>> Start Dataset excerpt
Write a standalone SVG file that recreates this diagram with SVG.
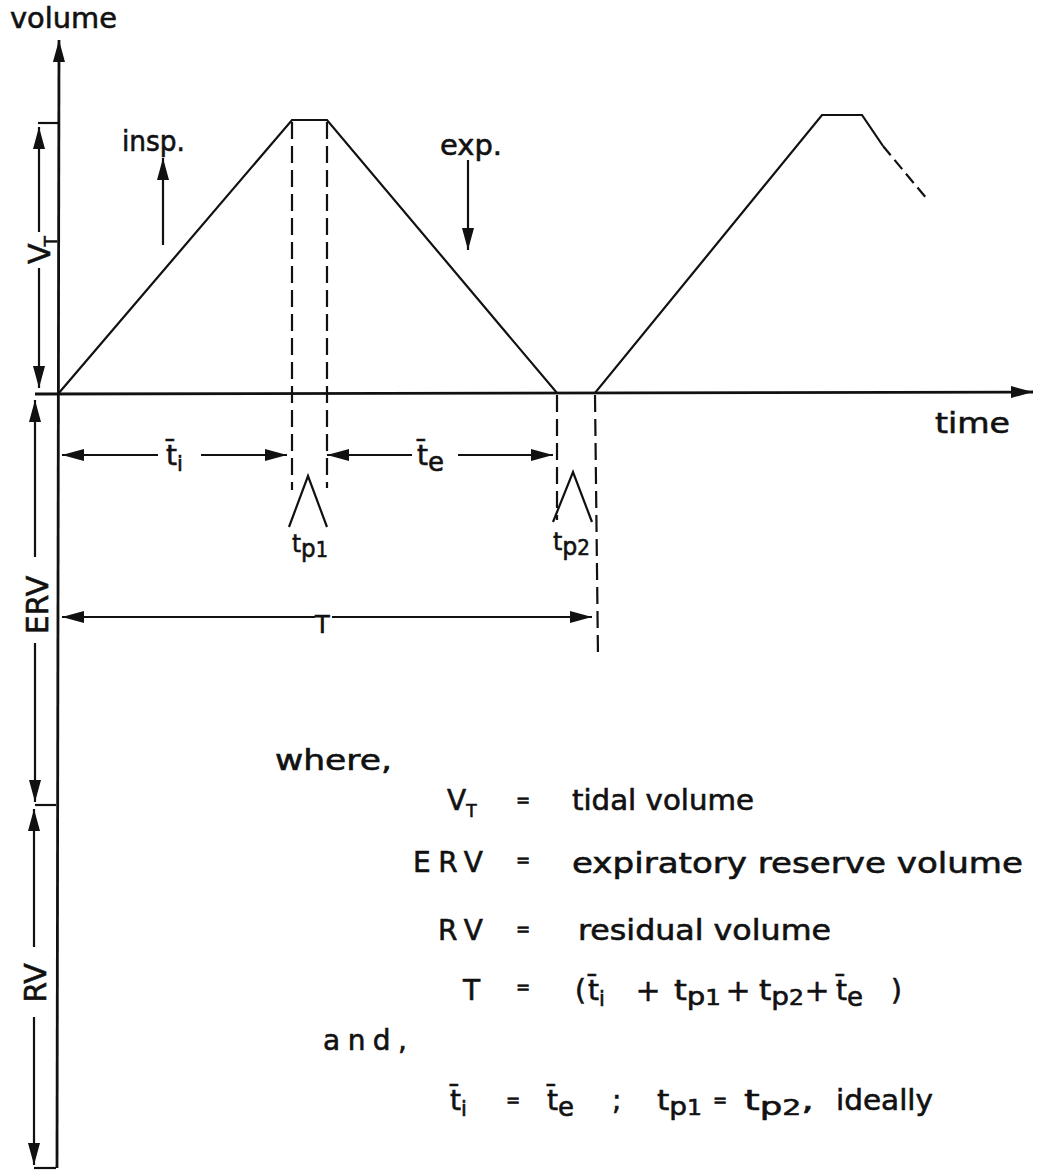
<svg xmlns="http://www.w3.org/2000/svg" width="1043" height="1171" viewBox="0 0 1043 1171">
<defs>
<marker id="ah" viewBox="0 0 22 12" refX="22" refY="6" markerWidth="22" markerHeight="12" markerUnits="userSpaceOnUse" orient="auto"><path d="M0,0 L22,6 L0,12 z" fill="#111"/></marker>
</defs>
<style>
.ln{stroke:#111;stroke-width:2.2;fill:none}
.ax{stroke:#111;stroke-width:2.8;fill:none}
.dash{stroke:#111;stroke-width:2.2;fill:none;stroke-dasharray:17 7}
.t{font-family:"DejaVu Sans",sans-serif;font-size:28px;fill:#111;stroke:#111;stroke-width:0.6}
.r{font-family:"DejaVu Sans",sans-serif;font-size:30px;fill:#111;stroke:#111;stroke-width:0.6}
.s{font-size:21px}
.eq{font-family:"DejaVu Sans",sans-serif;font-size:17px;fill:#111;stroke:#111;stroke-width:0.6;text-anchor:middle}
.pl{font-family:"DejaVu Sans",sans-serif;font-size:30px;fill:#111;stroke:#111;stroke-width:0.4;text-anchor:middle}
</style>
<rect width="1043" height="1171" fill="#fff"/>

<g id="axes">
<line class="ax" x1="57" y1="1168" x2="59" y2="40" marker-end="url(#ah)"/>
<line class="ax" x1="35" y1="394" x2="1033" y2="392" marker-end="url(#ah)"/>
<text class="t" x="10" y="28" textLength="107" lengthAdjust="spacingAndGlyphs">volume</text>
<text class="t" x="935" y="433" textLength="75" lengthAdjust="spacingAndGlyphs">time</text>
</g>

<g id="curve">
<path class="ln" d="M58,394 L292,120 L327,120 L557,393 L595,393 L822,115 L862,115 L883,146"/>
<path class="dash" d="M883,146 L927,199" style="stroke-dasharray:12 6"/>
</g>

<g id="guides">
<line class="dash" x1="292" y1="122" x2="292" y2="490"/>
<line class="dash" x1="327" y1="122" x2="327" y2="488"/>
<line class="dash" x1="557" y1="395" x2="557" y2="520"/>
<line class="dash" x1="595" y1="395" x2="598" y2="657"/>
<path class="ln" d="M289,527 L308,476 L327,527"/>
<path class="ln" d="M553,522 L573,472 L592,522"/>
</g>

<g id="connectors">
<line class="ln" x1="163" y1="245" x2="163" y2="158" marker-end="url(#ah)"/>
<line class="ln" x1="468" y1="160" x2="468" y2="250" marker-end="url(#ah)"/>
<line class="ln" x1="38" y1="123" x2="60" y2="123"/>
<line class="ln" x1="39" y1="232" x2="39" y2="127" marker-end="url(#ah)"/>
<line class="ln" x1="39" y1="268" x2="39" y2="388" marker-end="url(#ah)"/>
<line class="ln" x1="35" y1="557" x2="35" y2="400" marker-end="url(#ah)"/>
<line class="ln" x1="35" y1="643" x2="35" y2="802" marker-end="url(#ah)"/>
<line class="ln" x1="35" y1="805" x2="56" y2="805"/>
<line class="ln" x1="34" y1="947" x2="34" y2="809" marker-end="url(#ah)"/>
<line class="ln" x1="34" y1="1017" x2="34" y2="1165" marker-end="url(#ah)"/>
<line class="ln" x1="34" y1="1168" x2="56" y2="1168"/>
<line class="ln" x1="158" y1="455" x2="62" y2="455" marker-end="url(#ah)"/>
<line class="ln" x1="201" y1="455" x2="287" y2="455" marker-end="url(#ah)"/>
<line class="ln" x1="412" y1="455" x2="327" y2="455" marker-end="url(#ah)"/>
<line class="ln" x1="458" y1="455" x2="553" y2="455" marker-end="url(#ah)"/>
<line class="ln" x1="315" y1="617" x2="62" y2="617" marker-end="url(#ah)"/>
<line class="ln" x1="332" y1="617" x2="592" y2="617" marker-end="url(#ah)"/>
</g>

<g id="labels">
<text class="t" x="122" y="151" textLength="63" lengthAdjust="spacingAndGlyphs">insp.</text>
<text class="t" x="440" y="155" textLength="62" lengthAdjust="spacingAndGlyphs">exp.</text>
<text class="r" transform="translate(50,264) rotate(-90)">V<tspan style="font-size:17px" dx="-3" dy="7">T</tspan></text>
<text class="r" text-anchor="middle" transform="translate(48,605) rotate(-90)">ERV</text>
<text class="r" text-anchor="middle" transform="translate(46,983) rotate(-90)">RV</text>
<text class="t" x="166" y="465">t̄<tspan class="s" dy="6">i</tspan></text>
<text class="t" x="417" y="465">t̄<tspan style="font-size:26px" dy="6">e</tspan></text>
<text class="t" x="315" y="633" style="font-size:24px">T</text>
<text class="t" x="292" y="552" style="font-size:25px" textLength="36" lengthAdjust="spacingAndGlyphs">t<tspan dy="5">p</tspan><tspan class="s">1</tspan></text>
<text class="t" x="553" y="550" style="font-size:25px" textLength="37" lengthAdjust="spacingAndGlyphs">t<tspan dy="5">p</tspan><tspan class="s">2</tspan></text>
</g>

<g id="legend">
<text class="t" x="275" y="770" textLength="117" lengthAdjust="spacingAndGlyphs">where,</text>

<text class="t" x="447" y="810">V<tspan style="font-size:17px" dy="7">T</tspan></text>
<text class="eq" x="523" y="806">=</text>
<text class="t" x="572" y="810" textLength="182" lengthAdjust="spacingAndGlyphs">tidal volume</text>

<text class="t" x="413" y="872" textLength="70" lengthAdjust="spacing">ERV</text>
<text class="eq" x="523" y="866">=</text>
<text class="t" x="572" y="873" textLength="451" lengthAdjust="spacingAndGlyphs">expiratory reserve volume</text>

<text class="t" x="438" y="940" textLength="45" lengthAdjust="spacing">RV</text>
<text class="eq" x="523" y="935">=</text>
<text class="t" x="578" y="940" textLength="253" lengthAdjust="spacingAndGlyphs">residual volume</text>

<text class="t" x="463" y="1000">T</text>
<text class="eq" x="523" y="993">=</text>
<text class="t" x="575" y="1000">(</text>
<text class="t" x="588" y="1000">t̄<tspan class="s" dy="6">i</tspan></text>
<text class="pl" x="648" y="1001">+</text>
<text class="t" x="674" y="1000" textLength="47" lengthAdjust="spacingAndGlyphs">t<tspan style="font-size:25px" dy="5">p</tspan><tspan class="s">1</tspan></text>
<text class="pl" x="738" y="1001">+</text>
<text class="t" x="759" y="1000" textLength="45" lengthAdjust="spacingAndGlyphs">t<tspan style="font-size:25px" dy="5">p</tspan><tspan class="s">2</tspan></text>
<text class="pl" x="817" y="1001">+</text>
<text class="t" x="836" y="1000">t̄<tspan style="font-size:26px" dy="6">e</tspan></text>
<text class="t" x="891" y="1000">)</text>

<text class="t" x="323" y="1050" textLength="84" lengthAdjust="spacing">and,</text>

<text class="t" x="450" y="1110">t̄<tspan class="s" dy="6">i</tspan></text>
<text class="eq" x="513" y="1106">=</text>
<text class="t" x="547" y="1110">t̄<tspan style="font-size:26px" dy="6">e</tspan></text>
<text class="t" x="612" y="1110">;</text>
<text class="t" x="657" y="1110" textLength="45" lengthAdjust="spacingAndGlyphs">t<tspan style="font-size:25px" dy="5">p</tspan><tspan class="s">1</tspan></text>
<text class="eq" x="720" y="1106">=</text>
<text class="t" x="744" y="1110" textLength="70" lengthAdjust="spacingAndGlyphs">t<tspan style="font-size:25px" dy="5">p</tspan><tspan class="s">2</tspan><tspan dy="-5">,</tspan></text>
<text class="t" x="836" y="1110" textLength="97" lengthAdjust="spacingAndGlyphs">ideally</text>
</g>
</svg>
>> End Dataset excerpt
= To do =
Extract all the data above exactly, excluding every picture.

= Written answer =
Write a standalone SVG file that recreates this diagram with SVG.
<svg xmlns="http://www.w3.org/2000/svg" width="1043" height="1171" viewBox="0 0 1043 1171">
<defs>
<marker id="ah" viewBox="0 0 22 12" refX="22" refY="6" markerWidth="22" markerHeight="12" markerUnits="userSpaceOnUse" orient="auto"><path d="M0,0 L22,6 L0,12 z" fill="#111"/></marker>
</defs>
<style>
.ln{stroke:#111;stroke-width:2.2;fill:none}
.ax{stroke:#111;stroke-width:2.8;fill:none}
.dash{stroke:#111;stroke-width:2.2;fill:none;stroke-dasharray:17 7}
.t{font-family:"DejaVu Sans",sans-serif;font-size:28px;fill:#111;stroke:#111;stroke-width:0.6}
.r{font-family:"DejaVu Sans",sans-serif;font-size:30px;fill:#111;stroke:#111;stroke-width:0.6}
.s{font-size:21px}
.eq{font-family:"DejaVu Sans",sans-serif;font-size:17px;fill:#111;stroke:#111;stroke-width:0.6;text-anchor:middle}
.pl{font-family:"DejaVu Sans",sans-serif;font-size:30px;fill:#111;stroke:#111;stroke-width:0.4;text-anchor:middle}
</style>
<rect width="1043" height="1171" fill="#fff"/>

<g id="axes">
<line class="ax" x1="57" y1="1168" x2="59" y2="40" marker-end="url(#ah)"/>
<line class="ax" x1="35" y1="394" x2="1033" y2="392" marker-end="url(#ah)"/>
<text class="t" x="10" y="28" textLength="107" lengthAdjust="spacingAndGlyphs">volume</text>
<text class="t" x="935" y="433" textLength="75" lengthAdjust="spacingAndGlyphs">time</text>
</g>

<g id="curve">
<path class="ln" d="M58,394 L292,120 L327,120 L557,393 L595,393 L822,115 L862,115 L883,146"/>
<path class="dash" d="M883,146 L927,199" style="stroke-dasharray:12 6"/>
</g>

<g id="guides">
<line class="dash" x1="292" y1="122" x2="292" y2="490"/>
<line class="dash" x1="327" y1="122" x2="327" y2="488"/>
<line class="dash" x1="557" y1="395" x2="557" y2="520"/>
<line class="dash" x1="595" y1="395" x2="598" y2="657"/>
<path class="ln" d="M289,527 L308,476 L327,527"/>
<path class="ln" d="M553,522 L573,472 L592,522"/>
</g>

<g id="connectors">
<line class="ln" x1="163" y1="245" x2="163" y2="158" marker-end="url(#ah)"/>
<line class="ln" x1="468" y1="160" x2="468" y2="250" marker-end="url(#ah)"/>
<line class="ln" x1="38" y1="123" x2="60" y2="123"/>
<line class="ln" x1="39" y1="232" x2="39" y2="127" marker-end="url(#ah)"/>
<line class="ln" x1="39" y1="268" x2="39" y2="388" marker-end="url(#ah)"/>
<line class="ln" x1="35" y1="557" x2="35" y2="400" marker-end="url(#ah)"/>
<line class="ln" x1="35" y1="643" x2="35" y2="802" marker-end="url(#ah)"/>
<line class="ln" x1="35" y1="805" x2="56" y2="805"/>
<line class="ln" x1="34" y1="947" x2="34" y2="809" marker-end="url(#ah)"/>
<line class="ln" x1="34" y1="1017" x2="34" y2="1165" marker-end="url(#ah)"/>
<line class="ln" x1="34" y1="1168" x2="56" y2="1168"/>
<line class="ln" x1="158" y1="455" x2="62" y2="455" marker-end="url(#ah)"/>
<line class="ln" x1="201" y1="455" x2="287" y2="455" marker-end="url(#ah)"/>
<line class="ln" x1="412" y1="455" x2="327" y2="455" marker-end="url(#ah)"/>
<line class="ln" x1="458" y1="455" x2="553" y2="455" marker-end="url(#ah)"/>
<line class="ln" x1="315" y1="617" x2="62" y2="617" marker-end="url(#ah)"/>
<line class="ln" x1="332" y1="617" x2="592" y2="617" marker-end="url(#ah)"/>
</g>

<g id="labels">
<text class="t" x="122" y="151" textLength="63" lengthAdjust="spacingAndGlyphs">insp.</text>
<text class="t" x="440" y="155" textLength="62" lengthAdjust="spacingAndGlyphs">exp.</text>
<text class="r" transform="translate(50,264) rotate(-90)">V<tspan style="font-size:17px" dx="-3" dy="7">T</tspan></text>
<text class="r" text-anchor="middle" transform="translate(48,605) rotate(-90)">ERV</text>
<text class="r" text-anchor="middle" transform="translate(46,983) rotate(-90)">RV</text>
<text class="t" x="166" y="465">t̄<tspan class="s" dy="6">i</tspan></text>
<text class="t" x="417" y="465">t̄<tspan style="font-size:26px" dy="6">e</tspan></text>
<text class="t" x="315" y="633" style="font-size:24px">T</text>
<text class="t" x="292" y="552" style="font-size:25px" textLength="36" lengthAdjust="spacingAndGlyphs">t<tspan dy="5">p</tspan><tspan class="s">1</tspan></text>
<text class="t" x="553" y="550" style="font-size:25px" textLength="37" lengthAdjust="spacingAndGlyphs">t<tspan dy="5">p</tspan><tspan class="s">2</tspan></text>
</g>

<g id="legend">
<text class="t" x="275" y="770" textLength="117" lengthAdjust="spacingAndGlyphs">where,</text>

<text class="t" x="447" y="810">V<tspan style="font-size:17px" dy="7">T</tspan></text>
<text class="eq" x="523" y="806">=</text>
<text class="t" x="572" y="810" textLength="182" lengthAdjust="spacingAndGlyphs">tidal volume</text>

<text class="t" x="413" y="872" textLength="70" lengthAdjust="spacing">ERV</text>
<text class="eq" x="523" y="866">=</text>
<text class="t" x="572" y="873" textLength="451" lengthAdjust="spacingAndGlyphs">expiratory reserve volume</text>

<text class="t" x="438" y="940" textLength="45" lengthAdjust="spacing">RV</text>
<text class="eq" x="523" y="935">=</text>
<text class="t" x="578" y="940" textLength="253" lengthAdjust="spacingAndGlyphs">residual volume</text>

<text class="t" x="463" y="1000">T</text>
<text class="eq" x="523" y="993">=</text>
<text class="t" x="575" y="1000">(</text>
<text class="t" x="588" y="1000">t̄<tspan class="s" dy="6">i</tspan></text>
<text class="pl" x="648" y="1001">+</text>
<text class="t" x="674" y="1000" textLength="47" lengthAdjust="spacingAndGlyphs">t<tspan style="font-size:25px" dy="5">p</tspan><tspan class="s">1</tspan></text>
<text class="pl" x="738" y="1001">+</text>
<text class="t" x="759" y="1000" textLength="45" lengthAdjust="spacingAndGlyphs">t<tspan style="font-size:25px" dy="5">p</tspan><tspan class="s">2</tspan></text>
<text class="pl" x="817" y="1001">+</text>
<text class="t" x="836" y="1000">t̄<tspan style="font-size:26px" dy="6">e</tspan></text>
<text class="t" x="891" y="1000">)</text>

<text class="t" x="323" y="1050" textLength="84" lengthAdjust="spacing">and,</text>

<text class="t" x="450" y="1110">t̄<tspan class="s" dy="6">i</tspan></text>
<text class="eq" x="513" y="1106">=</text>
<text class="t" x="547" y="1110">t̄<tspan style="font-size:26px" dy="6">e</tspan></text>
<text class="t" x="612" y="1110">;</text>
<text class="t" x="657" y="1110" textLength="45" lengthAdjust="spacingAndGlyphs">t<tspan style="font-size:25px" dy="5">p</tspan><tspan class="s">1</tspan></text>
<text class="eq" x="720" y="1106">=</text>
<text class="t" x="744" y="1110" textLength="70" lengthAdjust="spacingAndGlyphs">t<tspan style="font-size:25px" dy="5">p</tspan><tspan class="s">2</tspan><tspan dy="-5">,</tspan></text>
<text class="t" x="836" y="1110" textLength="97" lengthAdjust="spacingAndGlyphs">ideally</text>
</g>
</svg>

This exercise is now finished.